The increase in new oil rigs took a breather this week in quantity, although not in quality. Even though the number of oil rigs increased just by three, a total of four new horizontal rigs and one directional rig were added this week. It is unclear how many of those rigs are oil versus gas, but by elimination, at least two of them have to be oil rigs. The Williston basin, one of the epicenters of the shale revolution during the boom years, added two new oil rigs.

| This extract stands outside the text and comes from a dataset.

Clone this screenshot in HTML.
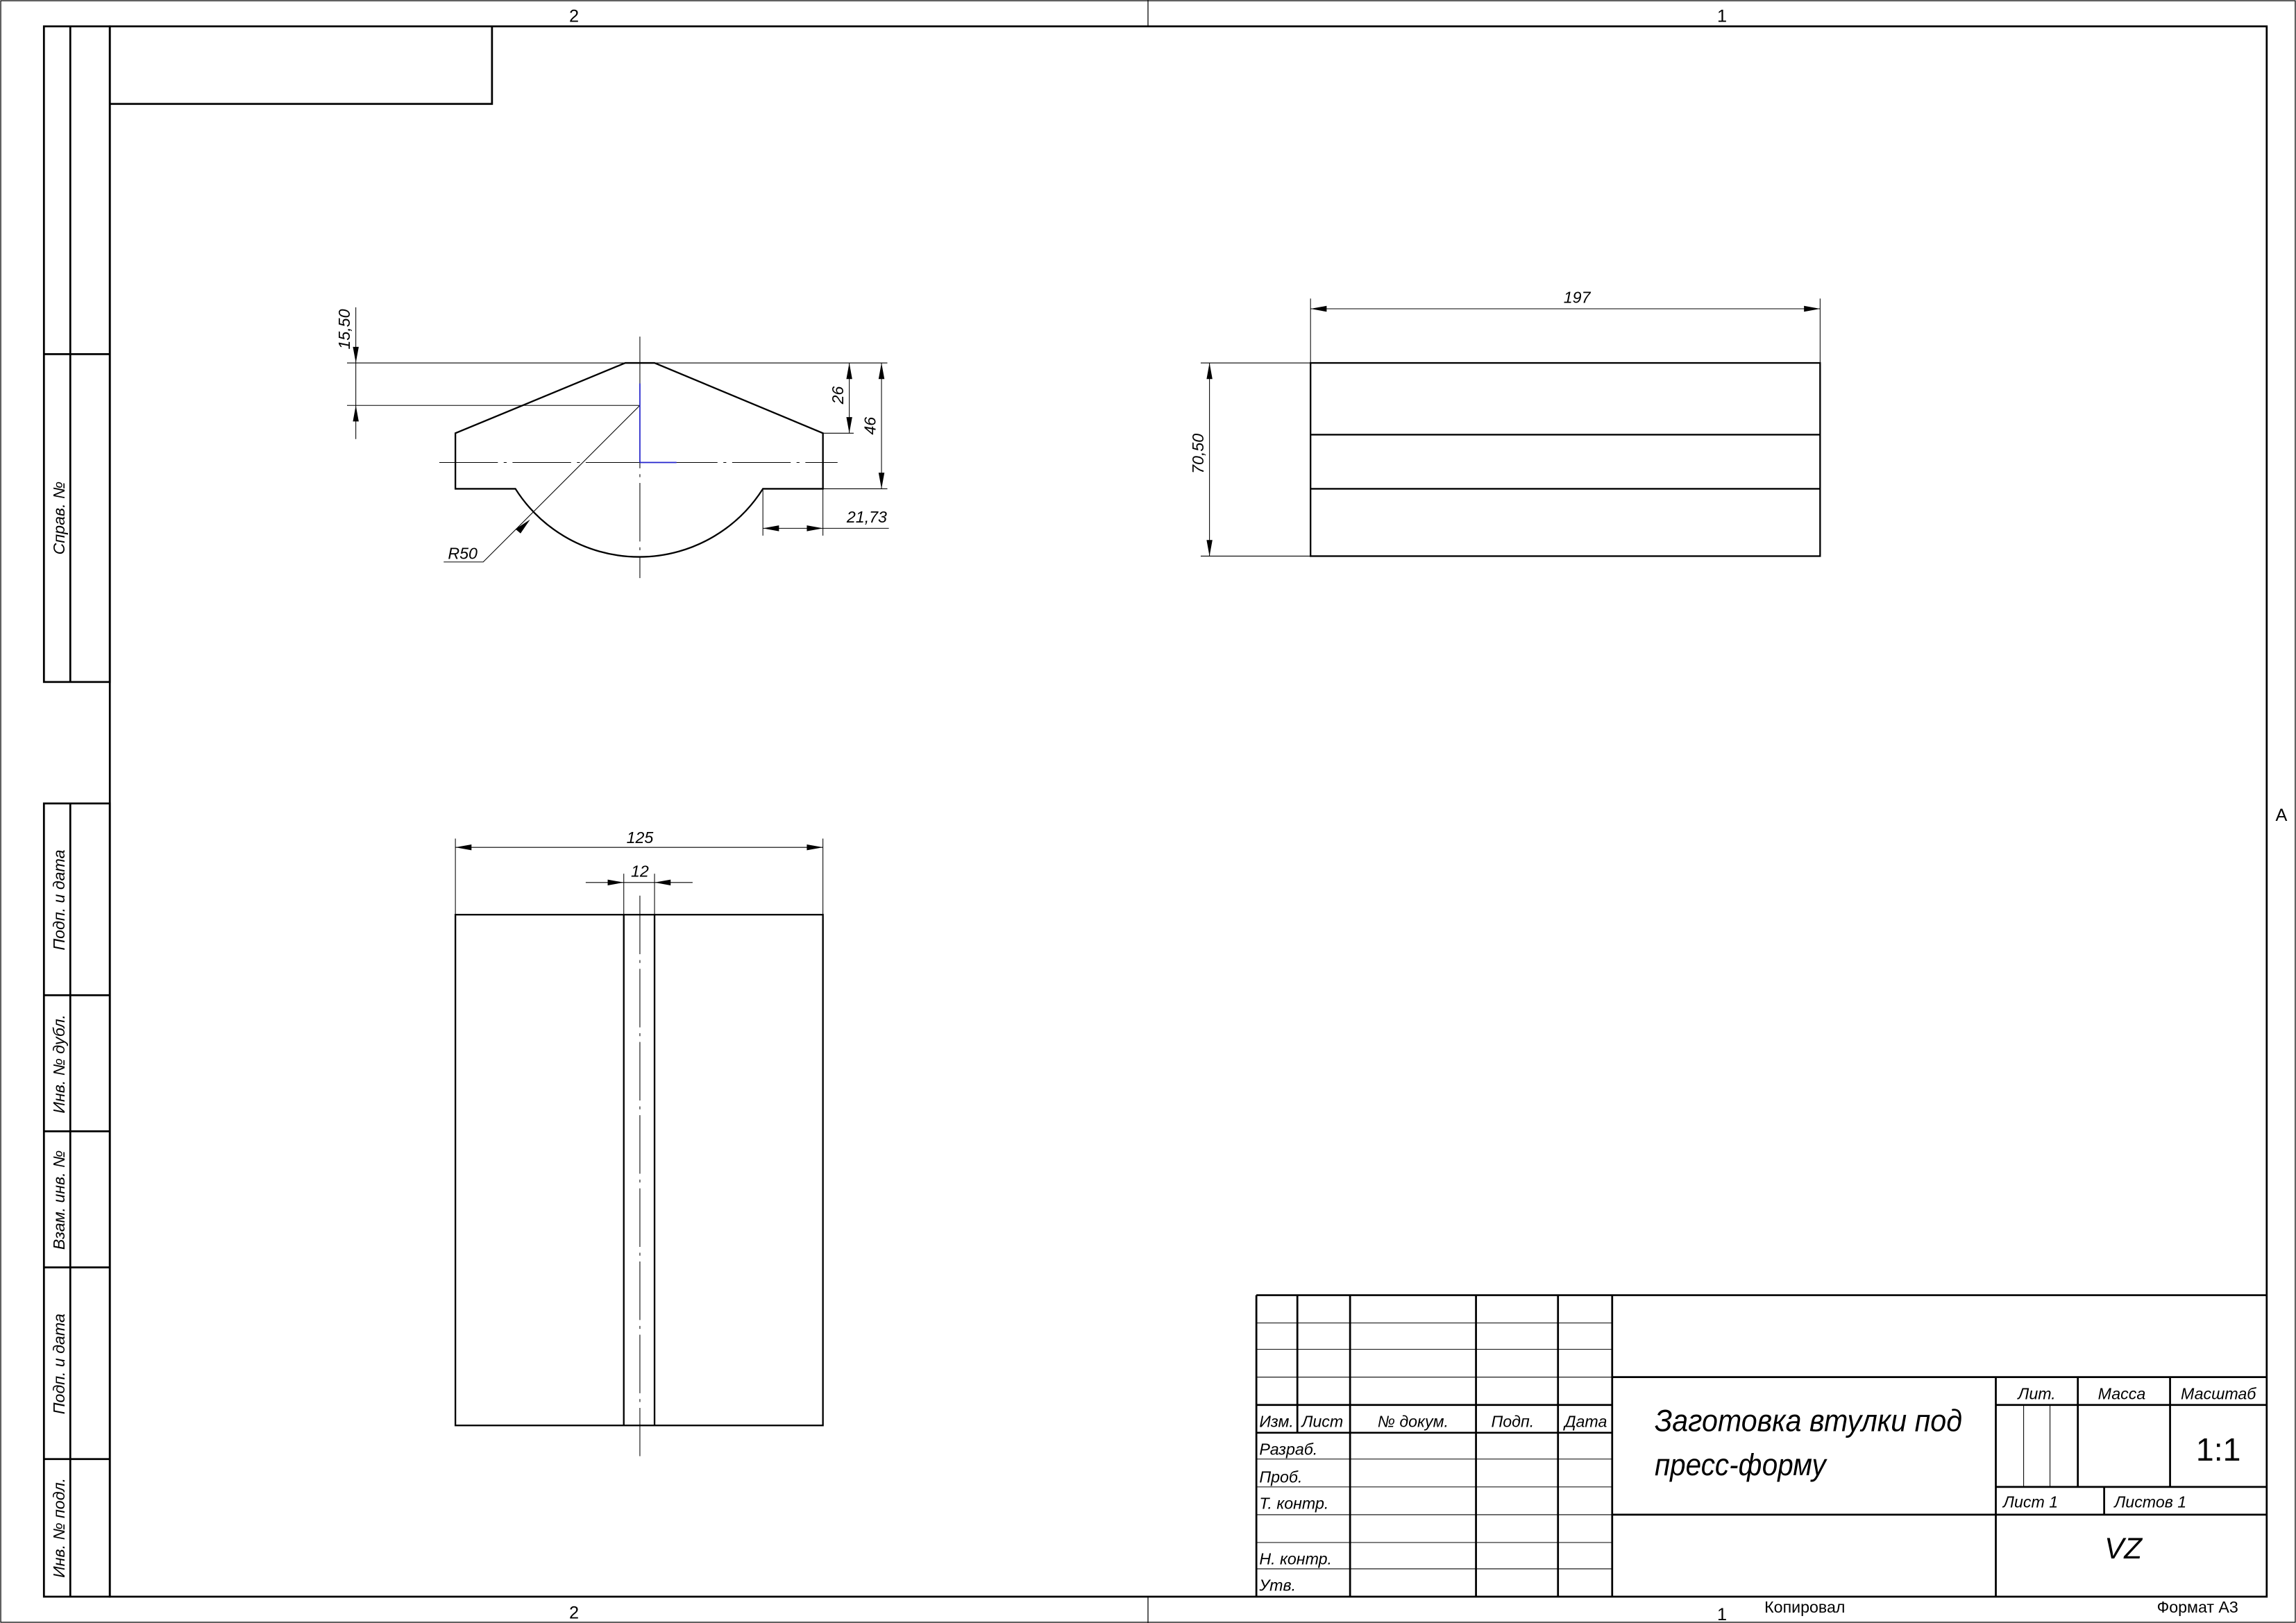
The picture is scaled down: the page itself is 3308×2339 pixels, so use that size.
<!DOCTYPE html>
<html><head><meta charset="utf-8"><style>
html,body{margin:0;padding:0;background:#fff}
svg{display:block}
text{font-family:"Liberation Sans",sans-serif;font-style:italic;fill:#000}
</style></head><body>
<svg width="3308" height="2339" viewBox="0 0 1568 1109" preserveAspectRatio="none" xmlns="http://www.w3.org/2000/svg">
<g fill="none" stroke="#000" stroke-width="0.6">
<rect x="0.5" y="0.5" width="1567" height="1108"/>
<line x1="784" y1="0" x2="784" y2="18"/>
<line x1="784" y1="1091" x2="784" y2="1109"/>
</g>
<g fill="none" stroke="#000" stroke-width="1.3">
<rect x="75" y="18" width="1473" height="1073"/>
<rect x="30" y="18" width="45" height="448"/>
<rect x="30" y="549" width="45" height="542"/>
<line x1="48" y1="18" x2="48" y2="466"/>
<line x1="48" y1="549" x2="48" y2="1091"/>
<line x1="30" y1="242" x2="75" y2="242"/>
<line x1="30" y1="680" x2="75" y2="680"/>
<line x1="30" y1="773" x2="75" y2="773"/>
<line x1="30" y1="866" x2="75" y2="866"/>
<line x1="30" y1="997" x2="75" y2="997"/>
<polyline points="75,71 336,71 336,18"/>
</g>
<g font-size="12" text-anchor="middle" style="font-style:normal">
<text x="392" y="15" style="font-style:normal">2</text><text x="1176" y="15" style="font-style:normal">1</text>
<text x="392" y="1106" style="font-style:normal">2</text><text x="1176" y="1107" style="font-style:normal">1</text>
<text x="1558" y="561" style="font-style:normal">A</text>
</g>
<text x="1205" y="1102" font-size="11" style="font-style:normal">Копировал</text>
<text x="1473" y="1102" font-size="11" style="font-style:normal">Формат А3</text>
<g font-size="11">
<text transform="translate(44,354) rotate(-90)" text-anchor="middle">Справ. №</text>
<text transform="translate(44,615) rotate(-90)" text-anchor="middle">Подп. и дата</text>
<text transform="translate(44,727) rotate(-90)" text-anchor="middle">Инв. № дубл.</text>
<text transform="translate(44,820) rotate(-90)" text-anchor="middle">Взам. инв. №</text>
<text transform="translate(44,932) rotate(-90)" text-anchor="middle">Подп. и дата</text>
<text transform="translate(44,1044) rotate(-90)" text-anchor="middle">Инв. № подл.</text>
</g>

<!-- View 1 -->
<g fill="none" stroke="#000" stroke-width="1.1">
<path d="M427,248 L447,248 L562,296 L562,334 L521,334 A100,100 0 0 1 352,334 L311,334 L311,296 Z"/>
</g>
<g fill="none" stroke="#000" stroke-width="0.5">
<line x1="437" y1="230" x2="437" y2="395" stroke-dasharray="40,4,2,4"/>
<line x1="300" y1="316" x2="572" y2="316" stroke-dasharray="40,4,2,4"/>
<line x1="237" y1="248" x2="606" y2="248"/>
<line x1="237" y1="277" x2="437" y2="277"/>
<line x1="243" y1="210" x2="243" y2="300"/>
<line x1="562" y1="296" x2="583" y2="296"/>
<line x1="562" y1="334" x2="606" y2="334"/>
<line x1="580" y1="248" x2="580" y2="296"/>
<line x1="602" y1="248" x2="602" y2="334"/>
<line x1="521" y1="334" x2="521" y2="366"/>
<line x1="562" y1="334" x2="562" y2="366"/>
<line x1="521" y1="361" x2="607" y2="361"/>
<polyline points="437,277 330,384 303,384"/>
</g>
<g fill="#000">
<polygon points="243,248 241,237 245,237"/>
<polygon points="243,277 241,288 245,288"/>
<polygon points="580,248 578,259 582,259"/>
<polygon points="580,296 578,285 582,285"/>
<polygon points="602,248 600,259 604,259"/>
<polygon points="602,334 600,323 604,323"/>
<polygon points="521,361 532,359 532,363"/>
<polygon points="562,361 551,359 551,363"/>
<polygon points="362,355 352,361.5 355.5,364.5"/>
</g>
<g stroke="#22c" stroke-width="0.8"><line x1="437" y1="262" x2="437" y2="316"/><line x1="437" y1="316" x2="462" y2="316"/></g>
<g font-size="11">
<text transform="translate(239,225) rotate(-90)" text-anchor="middle">15,50</text>
<text transform="translate(576,270) rotate(-90)" text-anchor="middle">26</text>
<text transform="translate(598,291) rotate(-90)" text-anchor="middle">46</text>
<text x="592" y="357" text-anchor="middle">21,73</text>
<text x="316" y="382" text-anchor="middle">R50</text>
</g>

<!-- View 2 -->
<g fill="none" stroke="#000" stroke-width="1.1">
<rect x="895" y="248" width="348" height="132"/>
<line x1="895" y1="297" x2="1243" y2="297"/>
<line x1="895" y1="334" x2="1243" y2="334"/>
</g>
<g fill="none" stroke="#000" stroke-width="0.5">
<line x1="895" y1="204" x2="895" y2="248"/>
<line x1="1243" y1="204" x2="1243" y2="248"/>
<line x1="895" y1="211" x2="1243" y2="211"/>
<line x1="820" y1="248" x2="895" y2="248"/>
<line x1="820" y1="380" x2="895" y2="380"/>
<line x1="826" y1="248" x2="826" y2="380"/>
</g>
<g fill="#000">
<polygon points="895,211 906,209 906,213"/>
<polygon points="1243,211 1232,209 1232,213"/>
<polygon points="826,248 824,259 828,259"/>
<polygon points="826,380 824,369 828,369"/>
</g>
<g font-size="11">
<text x="1077" y="207" text-anchor="middle">197</text>
<text transform="translate(822,310) rotate(-90)" text-anchor="middle">70,50</text>
</g>

<!-- View 3 -->
<g fill="none" stroke="#000" stroke-width="1.1">
<rect x="311" y="625" width="251" height="349"/>
<line x1="426" y1="625" x2="426" y2="974"/>
<line x1="447" y1="625" x2="447" y2="974"/>
</g>
<g fill="none" stroke="#000" stroke-width="0.5">
<line x1="437" y1="612" x2="437" y2="995" stroke-dasharray="40,4,2,4"/>
<line x1="311" y1="573" x2="311" y2="625"/>
<line x1="562" y1="573" x2="562" y2="625"/>
<line x1="311" y1="579" x2="562" y2="579"/>
<line x1="426" y1="597" x2="426" y2="625"/>
<line x1="447" y1="597" x2="447" y2="625"/>
<line x1="400" y1="603" x2="473" y2="603"/>
</g>
<g fill="#000">
<polygon points="311,579 322,577 322,581"/>
<polygon points="562,579 551,577 551,581"/>
<polygon points="426,603 415,601 415,605"/>
<polygon points="447,603 458,601 458,605"/>
</g>
<g font-size="11">
<text x="437" y="576" text-anchor="middle">125</text>
<text x="437" y="599" text-anchor="middle">12</text>
</g>

<!-- Title block -->
<g fill="none" stroke="#000" stroke-width="0.5">
<line x1="858" y1="904" x2="1101" y2="904"/>
<line x1="858" y1="922" x2="1101" y2="922"/>
<line x1="858" y1="941" x2="1101" y2="941"/>
<line x1="858" y1="997" x2="1101" y2="997"/>
<line x1="858" y1="1016" x2="1101" y2="1016"/>
<line x1="858" y1="1035" x2="1101" y2="1035"/>
<line x1="858" y1="1054" x2="1101" y2="1054"/>
<line x1="858" y1="1072" x2="1101" y2="1072"/>
<line x1="1382" y1="960" x2="1382" y2="1016"/>
<line x1="1400" y1="960" x2="1400" y2="1016"/>
</g>
<g fill="none" stroke="#000" stroke-width="1.3">
<line x1="858" y1="885" x2="1548" y2="885"/>
<line x1="858" y1="885" x2="858" y2="1091"/>
<line x1="886" y1="885" x2="886" y2="979"/>
<line x1="922" y1="885" x2="922" y2="1091"/>
<line x1="1008" y1="885" x2="1008" y2="1091"/>
<line x1="1064" y1="885" x2="1064" y2="1091"/>
<line x1="1101" y1="885" x2="1101" y2="1091"/>
<line x1="858" y1="960" x2="1101" y2="960"/>
<line x1="858" y1="979" x2="1101" y2="979"/>
<line x1="1101" y1="941" x2="1548" y2="941"/>
<line x1="1363" y1="941" x2="1363" y2="1091"/>
<line x1="1363" y1="960" x2="1548" y2="960"/>
<line x1="1419" y1="941" x2="1419" y2="1016"/>
<line x1="1482" y1="941" x2="1482" y2="1016"/>
<line x1="1363" y1="1016" x2="1548" y2="1016"/>
<line x1="1437" y1="1016" x2="1437" y2="1035"/>
<line x1="1101" y1="1035" x2="1548" y2="1035"/>
</g>
<g font-size="11">
<text x="860" y="975">Изм.</text>
<text x="889" y="975">Лист</text>
<text x="965" y="975" text-anchor="middle">№ докум.</text>
<text x="1033" y="975" text-anchor="middle">Подп.</text>
<text x="1083" y="975" text-anchor="middle">Дата</text>
<text x="860" y="994">Разраб.</text>
<text x="860" y="1013">Проб.</text>
<text x="860" y="1031">Т. контр.</text>
<text x="860" y="1069">Н. контр.</text>
<text x="860" y="1087">Утв.</text>
<text x="1391" y="956" text-anchor="middle">Лит.</text>
<text x="1449" y="956" text-anchor="middle">Масса</text>
<text x="1515" y="956" text-anchor="middle">Масштаб</text>
<text x="1368" y="1030">Лист 1</text>
<text x="1444" y="1030">Листов 1</text>
</g>
<text x="1130" y="978" font-size="21" textLength="210" lengthAdjust="spacingAndGlyphs">Заготовка втулки под</text>
<text x="1130" y="1008" font-size="21" textLength="117" lengthAdjust="spacingAndGlyphs">пресс-форму</text>
<text x="1515" y="998" font-size="22" text-anchor="middle" style="font-style:normal">1:1</text>
<text x="1450" y="1065" font-size="20" text-anchor="middle">VZ</text>
</svg>
</body></html>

Crude oil prices (NYSEARCA: USO) remained mostly unchanged after the report.
Source: Baker Hughes
* Total U.S. oil rig count increased by three. Although not as large as the nine rig increase during last week, at least two of these new rigs (and possibly three) have to be horizontal and/or directional. Therefore, while in terms on quantity the increase was not that large, in terms of quality, the addition of these three new rigs is still significant.
* Four new horizontal rigs and one directional rig (unclear about oil versus gas, but at least two of them have to be oil rigs).
* Natural gas rigs also increased by three, probably taking advantage of higher natural gas prices and the start of the cooling season.
Source: Baker Hughes, Orangutan Capital
* Two new oil rigs in the Williston basin, the epicenter of the shale revolution.
* Two new oil rigs in the Mississippian basin; none of them offshore.
* No new rigs in the Permian basin after a couple of weeks of additions. This is the most important basin (onshore, Lower 48) in terms of actual oil production.
* Three rigs out of Arkoma and Cana basins. These are smaller and less important basins.
Of these changes, the more relevant one is the addition of two new rigs into the Williston basin. Even if 24 rigs is a very small number compared to 224 at the peak, since this is essentially a shale play it is a basin that needs to be watched carefully.
Not that many new oil rigs compared to last week, but some that require heavy capital expenditures, and thus a bright outlook about oil prices or equally likely, having hedged future production at current levels. Two new rigs in the Williston basin, one of the most important shale basins in the U.S. and a region where production could ramp up very quickly. Overall, we think that the bull market in oil rigs is still on.